Set problem: The line containing "(y7) at (631,913)" marks the end: extract everything from the first line of the data through that line, exactly, with no pictures.

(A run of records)
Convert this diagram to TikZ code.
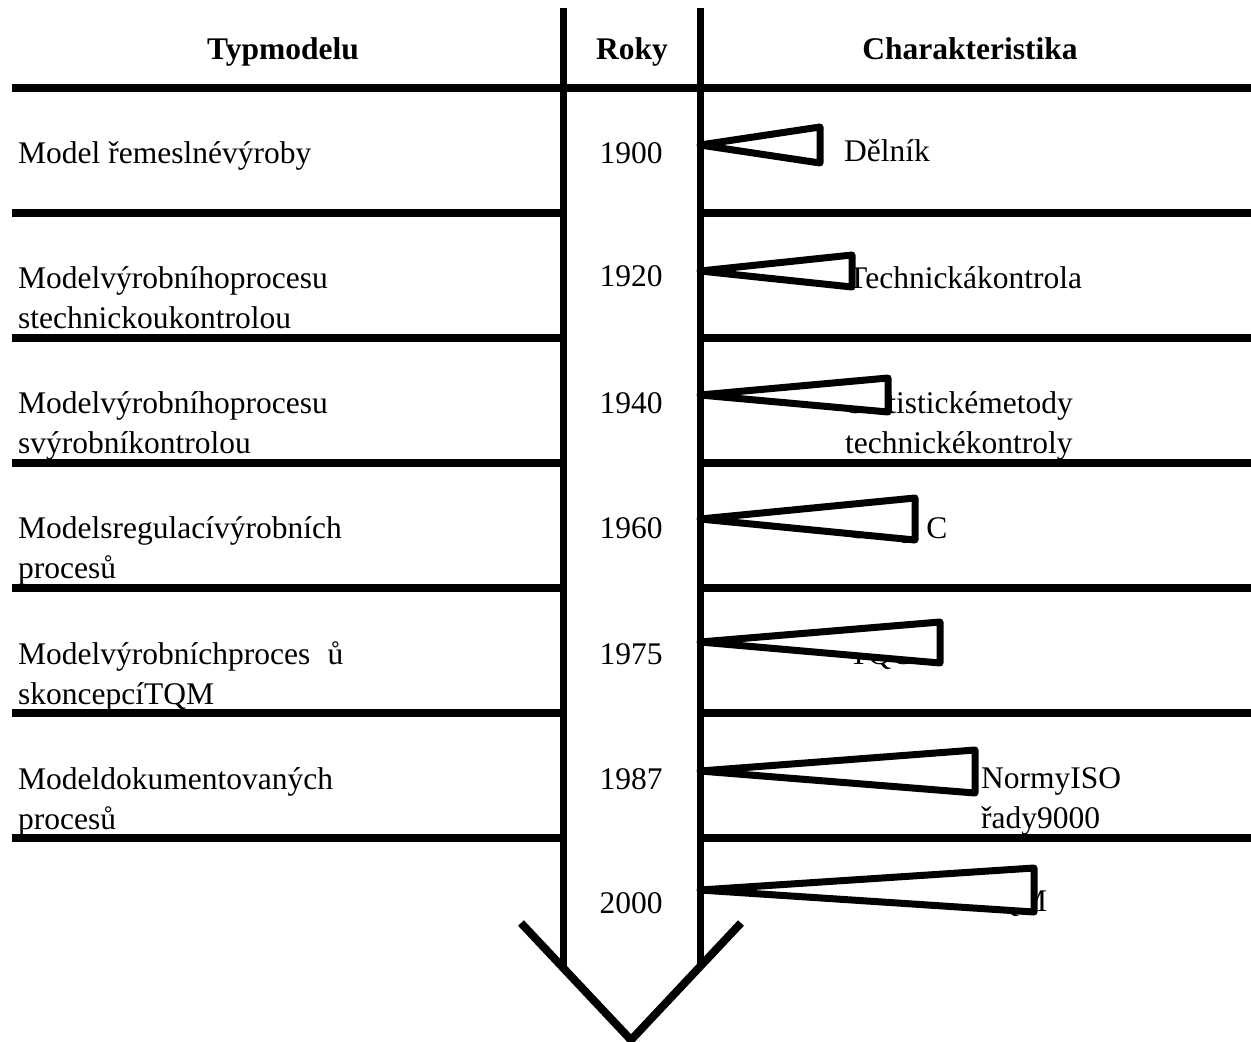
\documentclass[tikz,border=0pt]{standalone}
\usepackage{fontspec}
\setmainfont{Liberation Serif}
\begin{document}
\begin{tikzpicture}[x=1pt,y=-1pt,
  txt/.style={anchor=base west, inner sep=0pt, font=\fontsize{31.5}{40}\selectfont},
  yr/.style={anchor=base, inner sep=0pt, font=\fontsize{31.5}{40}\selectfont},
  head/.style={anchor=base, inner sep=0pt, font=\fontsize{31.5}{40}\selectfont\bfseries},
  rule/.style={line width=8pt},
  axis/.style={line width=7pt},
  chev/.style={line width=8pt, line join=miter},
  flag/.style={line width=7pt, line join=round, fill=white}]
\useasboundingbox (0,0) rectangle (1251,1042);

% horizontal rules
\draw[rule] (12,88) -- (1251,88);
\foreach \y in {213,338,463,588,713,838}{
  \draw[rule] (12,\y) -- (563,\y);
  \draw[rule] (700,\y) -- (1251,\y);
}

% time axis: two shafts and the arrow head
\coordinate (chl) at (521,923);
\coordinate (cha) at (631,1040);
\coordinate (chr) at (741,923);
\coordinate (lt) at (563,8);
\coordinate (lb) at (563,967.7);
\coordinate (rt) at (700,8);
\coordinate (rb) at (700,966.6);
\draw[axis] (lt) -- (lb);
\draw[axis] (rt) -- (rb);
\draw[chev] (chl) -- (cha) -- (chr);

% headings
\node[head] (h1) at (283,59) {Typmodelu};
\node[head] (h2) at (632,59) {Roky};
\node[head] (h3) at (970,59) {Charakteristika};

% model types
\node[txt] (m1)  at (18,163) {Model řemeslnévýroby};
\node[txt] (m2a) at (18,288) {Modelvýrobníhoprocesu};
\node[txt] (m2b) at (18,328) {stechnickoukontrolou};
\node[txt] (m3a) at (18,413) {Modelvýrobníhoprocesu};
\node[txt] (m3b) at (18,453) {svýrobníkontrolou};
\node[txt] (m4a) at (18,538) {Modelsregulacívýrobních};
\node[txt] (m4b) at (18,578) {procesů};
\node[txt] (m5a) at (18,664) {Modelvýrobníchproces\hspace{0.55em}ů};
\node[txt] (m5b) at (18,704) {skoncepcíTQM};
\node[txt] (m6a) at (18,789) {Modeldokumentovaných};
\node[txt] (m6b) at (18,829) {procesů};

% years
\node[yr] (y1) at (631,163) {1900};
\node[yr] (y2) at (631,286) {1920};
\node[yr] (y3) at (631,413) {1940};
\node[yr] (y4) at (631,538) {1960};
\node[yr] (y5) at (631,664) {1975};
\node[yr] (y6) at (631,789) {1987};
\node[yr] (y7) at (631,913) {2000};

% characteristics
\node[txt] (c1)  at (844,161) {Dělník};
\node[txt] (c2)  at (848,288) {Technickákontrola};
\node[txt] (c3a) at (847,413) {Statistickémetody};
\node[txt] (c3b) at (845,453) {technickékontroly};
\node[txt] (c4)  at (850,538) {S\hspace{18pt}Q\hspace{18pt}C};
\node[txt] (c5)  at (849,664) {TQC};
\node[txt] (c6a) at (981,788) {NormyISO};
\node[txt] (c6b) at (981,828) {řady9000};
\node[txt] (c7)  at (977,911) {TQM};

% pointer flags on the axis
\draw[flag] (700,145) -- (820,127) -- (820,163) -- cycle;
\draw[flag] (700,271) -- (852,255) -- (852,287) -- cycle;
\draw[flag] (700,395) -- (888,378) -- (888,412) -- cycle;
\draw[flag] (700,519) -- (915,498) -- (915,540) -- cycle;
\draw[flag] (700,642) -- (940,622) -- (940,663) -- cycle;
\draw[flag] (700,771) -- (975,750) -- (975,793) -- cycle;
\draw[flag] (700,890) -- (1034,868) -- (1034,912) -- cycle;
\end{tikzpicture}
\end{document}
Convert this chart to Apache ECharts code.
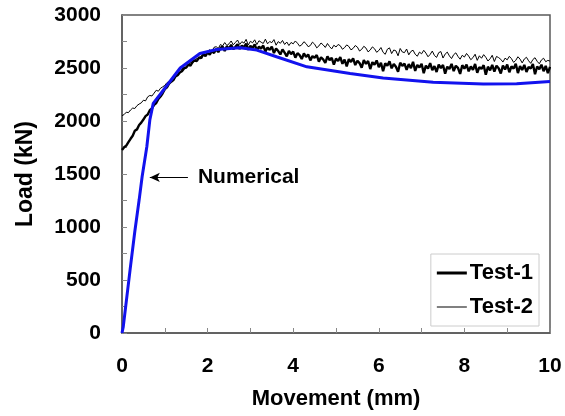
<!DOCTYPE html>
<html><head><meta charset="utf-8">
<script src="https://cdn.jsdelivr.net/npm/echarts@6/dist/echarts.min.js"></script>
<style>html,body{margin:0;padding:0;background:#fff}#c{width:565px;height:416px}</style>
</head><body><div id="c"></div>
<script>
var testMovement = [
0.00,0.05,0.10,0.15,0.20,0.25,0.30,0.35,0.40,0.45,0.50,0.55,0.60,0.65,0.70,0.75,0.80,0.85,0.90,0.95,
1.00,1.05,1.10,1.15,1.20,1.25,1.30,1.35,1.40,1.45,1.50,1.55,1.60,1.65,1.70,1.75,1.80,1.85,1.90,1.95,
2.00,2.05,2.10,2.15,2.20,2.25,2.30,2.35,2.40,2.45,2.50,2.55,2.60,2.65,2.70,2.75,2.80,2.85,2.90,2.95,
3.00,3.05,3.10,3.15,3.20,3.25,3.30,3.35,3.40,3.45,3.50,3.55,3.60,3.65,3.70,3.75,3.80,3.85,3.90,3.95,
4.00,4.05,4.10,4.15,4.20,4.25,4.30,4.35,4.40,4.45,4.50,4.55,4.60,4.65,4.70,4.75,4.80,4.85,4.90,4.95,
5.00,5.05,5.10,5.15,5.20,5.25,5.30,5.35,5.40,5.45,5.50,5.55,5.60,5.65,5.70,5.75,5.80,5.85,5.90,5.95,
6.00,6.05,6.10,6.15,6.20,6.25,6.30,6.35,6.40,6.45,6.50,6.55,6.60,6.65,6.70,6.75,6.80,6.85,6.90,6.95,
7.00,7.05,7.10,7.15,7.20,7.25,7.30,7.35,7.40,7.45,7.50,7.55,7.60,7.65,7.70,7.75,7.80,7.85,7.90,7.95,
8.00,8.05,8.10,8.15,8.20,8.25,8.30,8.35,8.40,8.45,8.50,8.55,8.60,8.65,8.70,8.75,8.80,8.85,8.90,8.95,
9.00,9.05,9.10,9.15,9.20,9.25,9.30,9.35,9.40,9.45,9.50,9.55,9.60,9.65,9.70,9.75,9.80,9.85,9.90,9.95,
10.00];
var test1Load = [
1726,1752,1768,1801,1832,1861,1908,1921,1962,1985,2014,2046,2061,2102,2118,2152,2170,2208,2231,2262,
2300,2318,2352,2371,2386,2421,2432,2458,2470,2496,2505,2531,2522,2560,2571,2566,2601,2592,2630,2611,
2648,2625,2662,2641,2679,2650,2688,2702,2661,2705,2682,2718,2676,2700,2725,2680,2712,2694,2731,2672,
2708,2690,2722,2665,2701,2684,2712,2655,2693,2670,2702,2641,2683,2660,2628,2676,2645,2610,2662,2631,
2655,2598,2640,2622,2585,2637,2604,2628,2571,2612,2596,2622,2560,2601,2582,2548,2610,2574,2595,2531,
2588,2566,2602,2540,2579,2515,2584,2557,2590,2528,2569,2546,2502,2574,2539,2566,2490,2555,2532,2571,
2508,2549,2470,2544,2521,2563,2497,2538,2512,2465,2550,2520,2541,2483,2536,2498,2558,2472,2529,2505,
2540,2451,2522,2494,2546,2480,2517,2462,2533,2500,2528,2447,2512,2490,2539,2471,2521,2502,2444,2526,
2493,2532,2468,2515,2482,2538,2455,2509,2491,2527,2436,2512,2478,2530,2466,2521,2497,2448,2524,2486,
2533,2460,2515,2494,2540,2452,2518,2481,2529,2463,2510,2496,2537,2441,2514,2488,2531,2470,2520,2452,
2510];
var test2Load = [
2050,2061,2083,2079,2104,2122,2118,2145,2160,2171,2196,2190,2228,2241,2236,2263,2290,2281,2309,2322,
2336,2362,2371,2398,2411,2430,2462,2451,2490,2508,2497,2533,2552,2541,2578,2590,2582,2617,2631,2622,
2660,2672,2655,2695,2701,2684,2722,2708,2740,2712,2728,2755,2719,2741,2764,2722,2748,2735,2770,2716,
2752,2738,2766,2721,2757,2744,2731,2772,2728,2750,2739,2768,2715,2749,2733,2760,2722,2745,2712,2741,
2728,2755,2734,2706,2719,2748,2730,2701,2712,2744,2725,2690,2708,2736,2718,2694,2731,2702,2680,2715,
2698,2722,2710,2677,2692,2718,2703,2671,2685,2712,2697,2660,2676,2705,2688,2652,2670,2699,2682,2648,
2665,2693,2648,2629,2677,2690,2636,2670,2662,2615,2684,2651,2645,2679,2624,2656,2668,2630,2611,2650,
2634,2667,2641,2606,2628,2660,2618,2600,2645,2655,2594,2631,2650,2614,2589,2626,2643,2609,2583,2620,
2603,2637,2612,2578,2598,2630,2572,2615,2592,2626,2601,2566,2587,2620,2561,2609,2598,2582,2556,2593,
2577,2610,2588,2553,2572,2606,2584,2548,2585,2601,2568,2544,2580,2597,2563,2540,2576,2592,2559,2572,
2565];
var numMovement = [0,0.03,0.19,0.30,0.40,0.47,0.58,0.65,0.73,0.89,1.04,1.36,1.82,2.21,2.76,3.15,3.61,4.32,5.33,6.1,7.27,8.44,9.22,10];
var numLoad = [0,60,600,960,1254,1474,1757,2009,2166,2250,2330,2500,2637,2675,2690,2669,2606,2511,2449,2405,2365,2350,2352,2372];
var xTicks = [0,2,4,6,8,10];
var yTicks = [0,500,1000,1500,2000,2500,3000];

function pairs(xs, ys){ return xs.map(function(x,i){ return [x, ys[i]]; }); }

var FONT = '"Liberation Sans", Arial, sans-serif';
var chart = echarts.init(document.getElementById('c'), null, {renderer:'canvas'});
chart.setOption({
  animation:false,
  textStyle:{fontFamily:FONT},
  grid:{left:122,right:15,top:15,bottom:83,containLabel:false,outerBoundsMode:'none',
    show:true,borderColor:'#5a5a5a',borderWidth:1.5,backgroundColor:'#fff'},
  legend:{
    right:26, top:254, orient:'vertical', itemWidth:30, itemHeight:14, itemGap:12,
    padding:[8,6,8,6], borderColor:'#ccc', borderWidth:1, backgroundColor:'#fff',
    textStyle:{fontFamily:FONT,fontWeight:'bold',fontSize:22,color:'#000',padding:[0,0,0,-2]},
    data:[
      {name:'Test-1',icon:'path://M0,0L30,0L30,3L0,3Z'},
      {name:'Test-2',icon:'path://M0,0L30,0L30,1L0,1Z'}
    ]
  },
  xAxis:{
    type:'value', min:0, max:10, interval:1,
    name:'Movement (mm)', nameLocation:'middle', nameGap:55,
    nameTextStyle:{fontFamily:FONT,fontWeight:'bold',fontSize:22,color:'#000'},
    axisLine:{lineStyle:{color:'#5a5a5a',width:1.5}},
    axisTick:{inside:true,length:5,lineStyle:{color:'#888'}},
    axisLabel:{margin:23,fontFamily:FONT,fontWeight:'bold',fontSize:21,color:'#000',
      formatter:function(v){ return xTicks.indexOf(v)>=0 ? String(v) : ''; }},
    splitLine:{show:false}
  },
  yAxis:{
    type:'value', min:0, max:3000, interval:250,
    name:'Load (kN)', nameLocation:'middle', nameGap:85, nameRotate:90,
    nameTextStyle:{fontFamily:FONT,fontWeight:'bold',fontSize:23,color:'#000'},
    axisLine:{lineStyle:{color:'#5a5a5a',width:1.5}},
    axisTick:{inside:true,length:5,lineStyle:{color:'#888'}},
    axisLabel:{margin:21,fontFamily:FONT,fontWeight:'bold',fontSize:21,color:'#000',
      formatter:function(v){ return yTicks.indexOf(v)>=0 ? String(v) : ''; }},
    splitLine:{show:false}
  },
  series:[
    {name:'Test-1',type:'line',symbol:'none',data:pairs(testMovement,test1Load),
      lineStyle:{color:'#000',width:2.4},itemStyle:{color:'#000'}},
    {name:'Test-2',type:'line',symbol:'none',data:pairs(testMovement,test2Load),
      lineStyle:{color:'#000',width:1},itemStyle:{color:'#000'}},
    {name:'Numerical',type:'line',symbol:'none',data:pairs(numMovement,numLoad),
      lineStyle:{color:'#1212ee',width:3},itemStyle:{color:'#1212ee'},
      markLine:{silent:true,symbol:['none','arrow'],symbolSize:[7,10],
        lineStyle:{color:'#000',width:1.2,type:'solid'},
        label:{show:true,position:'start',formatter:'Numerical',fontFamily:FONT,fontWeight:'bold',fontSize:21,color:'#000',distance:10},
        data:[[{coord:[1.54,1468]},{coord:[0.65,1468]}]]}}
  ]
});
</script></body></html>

Reply:
Convert this diagram to TikZ code.
\documentclass[tikz,border=0pt]{standalone}
\usepackage{fontspec}
\setmainfont{Liberation Serif}
\begin{document}
\begin{tikzpicture}[x=1pt,y=-1pt,
  txt/.style={anchor=base west, inner sep=0pt, font=\fontsize{31.5}{40}\selectfont},
  yr/.style={anchor=base, inner sep=0pt, font=\fontsize{31.5}{40}\selectfont},
  head/.style={anchor=base, inner sep=0pt, font=\fontsize{31.5}{40}\selectfont\bfseries},
  rule/.style={line width=8pt},
  axis/.style={line width=7pt},
  chev/.style={line width=8pt, line join=miter},
  flag/.style={line width=7pt, line join=round, fill=white}]
\useasboundingbox (0,0) rectangle (1251,1042);

% horizontal rules
\draw[rule] (12,88) -- (1251,88);
\foreach \y in {213,338,463,588,713,838}{
  \draw[rule] (12,\y) -- (563,\y);
  \draw[rule] (700,\y) -- (1251,\y);
}

% time axis: two shafts and the arrow head
\coordinate (chl) at (521,923);
\coordinate (cha) at (631,1040);
\coordinate (chr) at (741,923);
\coordinate (lt) at (563,8);
\coordinate (lb) at (563,967.7);
\coordinate (rt) at (700,8);
\coordinate (rb) at (700,966.6);
\draw[axis] (lt) -- (lb);
\draw[axis] (rt) -- (rb);
\draw[chev] (chl) -- (cha) -- (chr);

% headings
\node[head] (h1) at (283,59) {Typmodelu};
\node[head] (h2) at (632,59) {Roky};
\node[head] (h3) at (970,59) {Charakteristika};

% model types
\node[txt] (m1)  at (18,163) {Model řemeslnévýroby};
\node[txt] (m2a) at (18,288) {Modelvýrobníhoprocesu};
\node[txt] (m2b) at (18,328) {stechnickoukontrolou};
\node[txt] (m3a) at (18,413) {Modelvýrobníhoprocesu};
\node[txt] (m3b) at (18,453) {svýrobníkontrolou};
\node[txt] (m4a) at (18,538) {Modelsregulacívýrobních};
\node[txt] (m4b) at (18,578) {procesů};
\node[txt] (m5a) at (18,664) {Modelvýrobníchproces\hspace{0.55em}ů};
\node[txt] (m5b) at (18,704) {skoncepcíTQM};
\node[txt] (m6a) at (18,789) {Modeldokumentovaných};
\node[txt] (m6b) at (18,829) {procesů};

% years
\node[yr] (y1) at (631,163) {1900};
\node[yr] (y2) at (631,286) {1920};
\node[yr] (y3) at (631,413) {1940};
\node[yr] (y4) at (631,538) {1960};
\node[yr] (y5) at (631,664) {1975};
\node[yr] (y6) at (631,789) {1987};
\node[yr] (y7) at (631,913) {2000};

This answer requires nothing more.